“Semoga anakku yang pemberani,
yang jauh merantau ke negeri-negeri
igauan
menemukan jalan untuk pulang;
pun jika aku sudah lapuk dan karatan.
Tapi tubuh sudah begitu jauh mengembara.
Kalaupun sekali datang hanya
untuk menabung luka.
Dan ketika akhirnya pulang ia
sudah mayat tinggal rangka.”
Joko Pinurbo
Pagi ini saya dibangunkan oleh kabar duka dari seorang teman, 22
tahun, yang baru saja kehilangan ayahnya.

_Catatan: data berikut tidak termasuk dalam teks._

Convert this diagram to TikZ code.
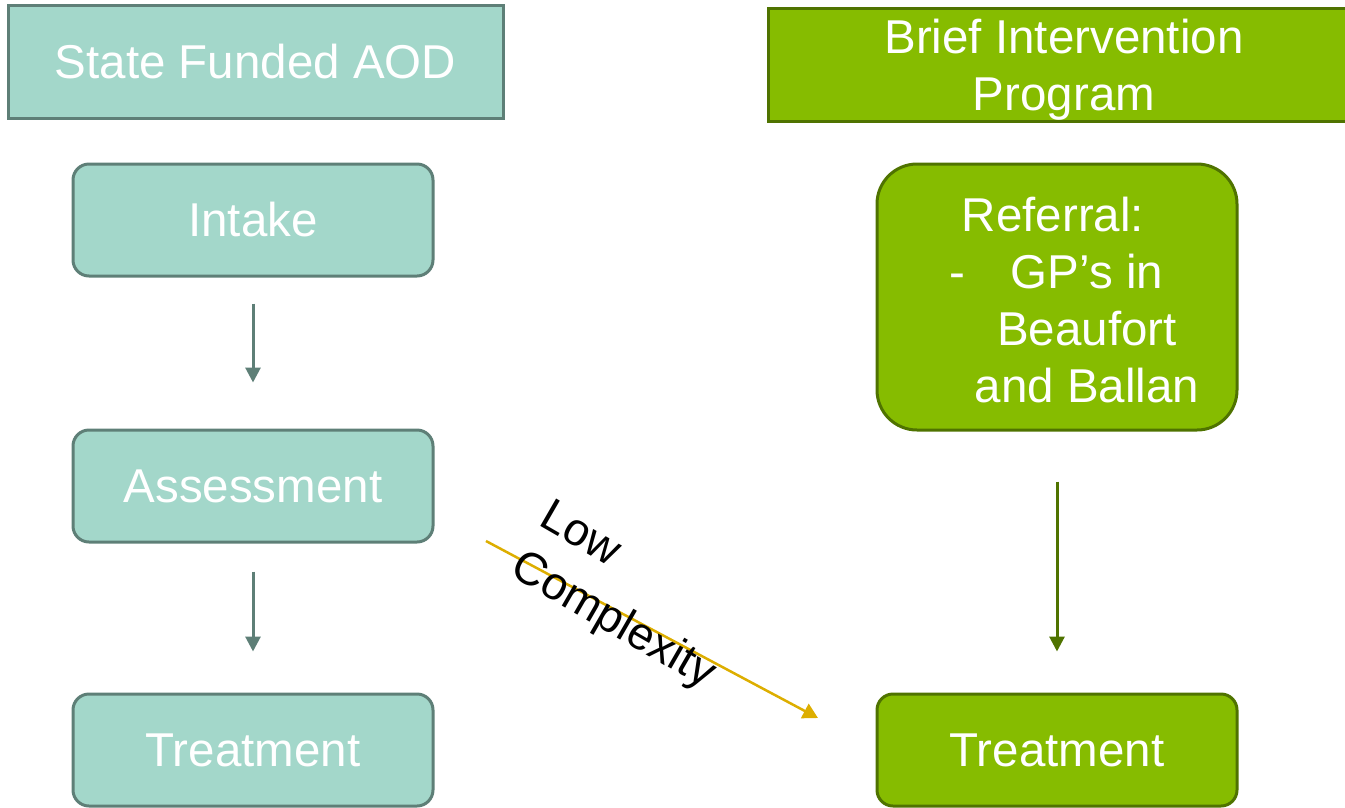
\documentclass[tikz,border=0pt]{standalone}
\usepackage{fontspec}
\setmainfont{Liberation Sans}
\usetikzlibrary{arrows.meta}
\definecolor{tealfill}{HTML}{A3D7CA}
\definecolor{tealline}{HTML}{5E7F77}
\definecolor{greenfill}{HTML}{86BC00}
\definecolor{greenline}{HTML}{4F7300}
\definecolor{goldline}{HTML}{DDAE00}
\tikzset{
  base/.style={inner sep=0pt, text=white, align=center, line width=3pt,
    font=\fontsize{47.5}{57}\selectfont},
  tealhead/.style={base, draw=tealline, fill=tealfill},
  greenhead/.style={base, draw=greenline, fill=greenfill},
  tealbox/.style={base, draw=tealline, fill=tealfill, rounded corners=16pt,
    minimum width=360pt, minimum height=112pt},
  greenbox/.style={base, draw=greenline, fill=greenfill, rounded corners=16pt,
    minimum width=360pt, minimum height=112pt},
  tealarrow/.style={draw=tealline, line width=3pt, -{Triangle[length=15pt,width=15pt]}},
  greenarrow/.style={draw=greenline, line width=3pt, -{Triangle[length=15pt,width=15pt]}},
  goldarrow/.style={draw=goldline, line width=2.5pt, -{Triangle[length=15pt,width=16pt]}},
}
\begin{document}
\begin{tikzpicture}[x=1pt,y=-1pt]
\useasboundingbox (0,0) rectangle (1345,807);
% left column
\node[tealhead, minimum width=495pt, minimum height=113pt] (lhead) at (255.5,61.5) {State Funded AOD};
\node[tealbox] (intake) at (253,220) {Intake};
\node[tealbox] (assess) at (253,486) {Assessment};
\node[tealbox] (ltreat) at (253,750) {Treatment};
% right column
\node[greenhead, minimum width=584pt, minimum height=113pt] (rhead) at (1060,64.5) {};
\node[base] (rheadtext) at (1064,70) {Brief Intervention\\Program};
\node[greenbox, rounded corners=40pt, minimum height=266pt] (referral) at (1057,297) {};
\node[base] (referraltext) at (1087,300)
  {Referral:\hspace*{68pt}\\\llap{-\hspace*{46pt}}GP’s in\\Beaufort\\and Ballan};
\node[greenbox] (rtreat) at (1057,750) {Treatment};
% connectors
\draw[tealarrow, shorten <=26pt, shorten >=46pt] (intake.south) -- (assess.north);
\draw[tealarrow, shorten <=28pt, shorten >=41pt] (assess.south) -- (ltreat.north);
\draw[greenarrow, shorten <=50pt, shorten >=41pt] (referral.south) -- (rtreat.north);
\coordinate (lcstart) at (486,541);
\coordinate (lcend) at (818,718);
\draw[goldarrow] (lcstart) -- (lcend);
\node[inner sep=0pt, align=left, rotate=-30, text=black,
  font=\fontsize{46}{58}\selectfont] (lowc) at (627,597) {Low\\Complexity};
\end{tikzpicture}
\end{document}
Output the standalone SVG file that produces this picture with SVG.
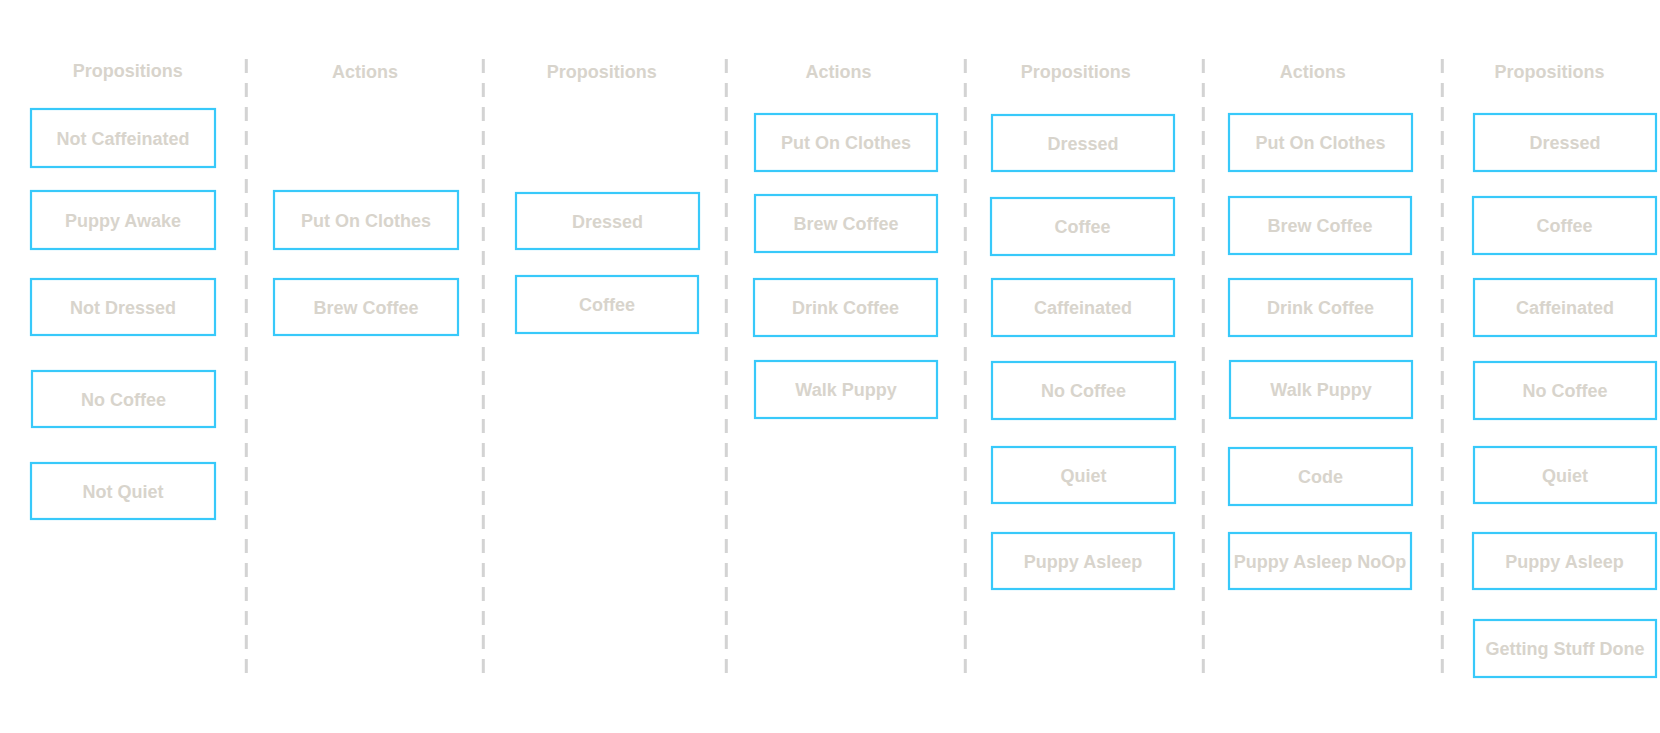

Kemarin lusa ia sudah mendarat di kampung halamannya, sebuah kota di
Jawa Timur, untuk melihat sang ayah yang sedang terbaring lemah. Menempuh 2
(dua) kali perjalanan dengan pesawat terbang ditambah jalan darat, ia mendampingi ayahnya di deru nafas terakhir, denyut nadi
penutupan.
Lain cerita dengan teman saya
yang satunya lagi, kala itu 24 tahun. Dengan pedih, jarak hanya mampu
mempertemukannya dengan sekumpulan orang-orang yang sedang yasinan, karena ia tiba keesokan harinya setelah sang ayah
dikebumikan. Kepada jenazah ayahnya yang tak pernah ia lihat, ia hanya bisa
memanjatkan doa.
Anak rantau, kalian kuat! Negara
memang tak membayar lebih untuk jarak. Tapi pengabdian kalian sudah sampai
tahap memahami, bahwa rindu tak selalu bermuara kata pulang. Perjuangan kalian
di sini, akan membuat sang ayah bangga di sana.